## TASK GOAL:
Check each line of the data below for the word "this", then extract the ones that have it.

## MATERIAL FOR THE TASK:
::::

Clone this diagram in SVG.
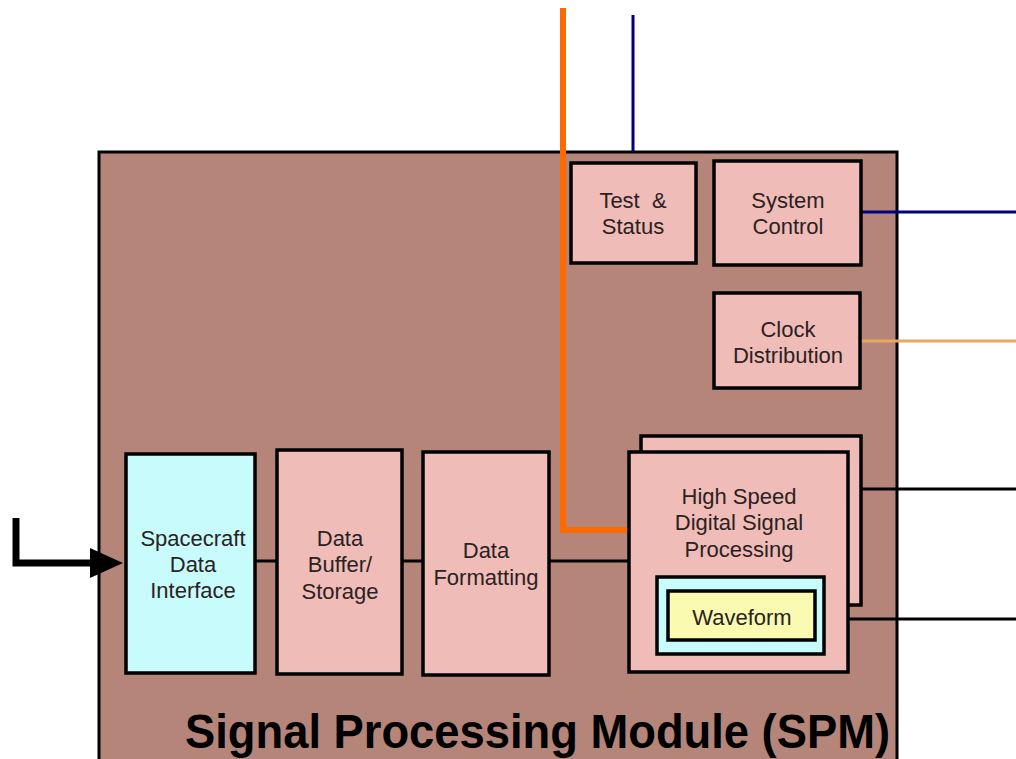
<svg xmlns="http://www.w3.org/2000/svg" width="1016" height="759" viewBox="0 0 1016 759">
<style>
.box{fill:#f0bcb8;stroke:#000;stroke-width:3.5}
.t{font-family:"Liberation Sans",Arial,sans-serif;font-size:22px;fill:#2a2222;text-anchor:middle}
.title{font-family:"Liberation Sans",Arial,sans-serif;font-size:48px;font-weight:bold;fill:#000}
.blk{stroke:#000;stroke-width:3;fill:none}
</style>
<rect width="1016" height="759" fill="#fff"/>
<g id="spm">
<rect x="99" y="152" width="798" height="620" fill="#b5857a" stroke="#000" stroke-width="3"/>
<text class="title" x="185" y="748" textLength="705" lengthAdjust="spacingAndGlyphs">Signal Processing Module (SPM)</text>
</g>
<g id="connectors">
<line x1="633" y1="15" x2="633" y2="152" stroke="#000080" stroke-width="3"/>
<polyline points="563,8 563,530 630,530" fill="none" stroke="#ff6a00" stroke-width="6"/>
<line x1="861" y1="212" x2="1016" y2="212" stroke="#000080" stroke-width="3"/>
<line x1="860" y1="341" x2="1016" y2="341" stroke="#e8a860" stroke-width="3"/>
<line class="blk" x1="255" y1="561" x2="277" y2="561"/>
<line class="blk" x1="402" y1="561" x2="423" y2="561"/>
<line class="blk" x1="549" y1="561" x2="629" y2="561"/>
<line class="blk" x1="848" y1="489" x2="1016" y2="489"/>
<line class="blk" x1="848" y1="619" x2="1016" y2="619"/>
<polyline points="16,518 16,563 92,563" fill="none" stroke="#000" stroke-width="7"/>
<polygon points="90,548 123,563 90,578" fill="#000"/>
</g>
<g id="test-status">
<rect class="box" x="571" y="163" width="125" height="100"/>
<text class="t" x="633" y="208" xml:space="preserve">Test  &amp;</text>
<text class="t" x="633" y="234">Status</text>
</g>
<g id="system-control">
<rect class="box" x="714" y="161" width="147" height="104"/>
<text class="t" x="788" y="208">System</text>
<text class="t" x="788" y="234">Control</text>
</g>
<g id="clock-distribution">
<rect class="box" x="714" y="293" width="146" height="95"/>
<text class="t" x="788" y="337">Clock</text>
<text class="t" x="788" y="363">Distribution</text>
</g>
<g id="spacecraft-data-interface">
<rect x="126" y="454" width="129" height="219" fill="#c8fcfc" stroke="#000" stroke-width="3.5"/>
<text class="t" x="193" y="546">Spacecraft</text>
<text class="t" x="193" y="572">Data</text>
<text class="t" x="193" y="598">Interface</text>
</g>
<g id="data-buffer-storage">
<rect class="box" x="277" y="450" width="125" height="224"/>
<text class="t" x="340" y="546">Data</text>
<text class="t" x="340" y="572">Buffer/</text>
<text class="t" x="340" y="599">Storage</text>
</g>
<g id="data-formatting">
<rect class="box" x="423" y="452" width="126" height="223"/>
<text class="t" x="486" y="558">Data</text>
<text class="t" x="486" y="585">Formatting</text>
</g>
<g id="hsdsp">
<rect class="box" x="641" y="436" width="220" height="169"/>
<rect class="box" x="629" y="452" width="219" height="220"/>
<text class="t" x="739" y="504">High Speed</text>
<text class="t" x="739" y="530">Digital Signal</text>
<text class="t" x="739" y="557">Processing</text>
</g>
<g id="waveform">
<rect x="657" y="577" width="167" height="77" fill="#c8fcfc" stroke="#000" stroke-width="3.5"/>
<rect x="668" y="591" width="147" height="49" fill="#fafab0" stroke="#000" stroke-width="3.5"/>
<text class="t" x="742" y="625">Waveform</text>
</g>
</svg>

::::

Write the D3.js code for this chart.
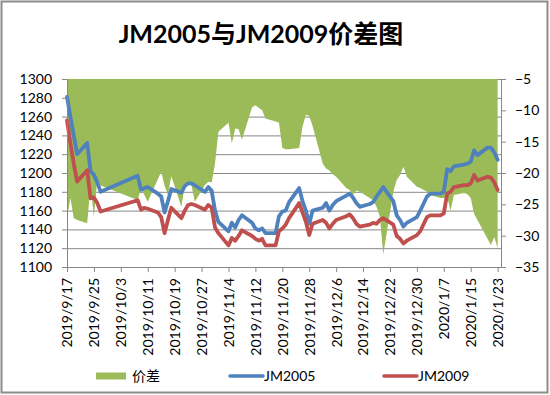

::::

## SOLUTION BELOW:
Clone this diagram in SVG.
Write the D3.js code for this chart.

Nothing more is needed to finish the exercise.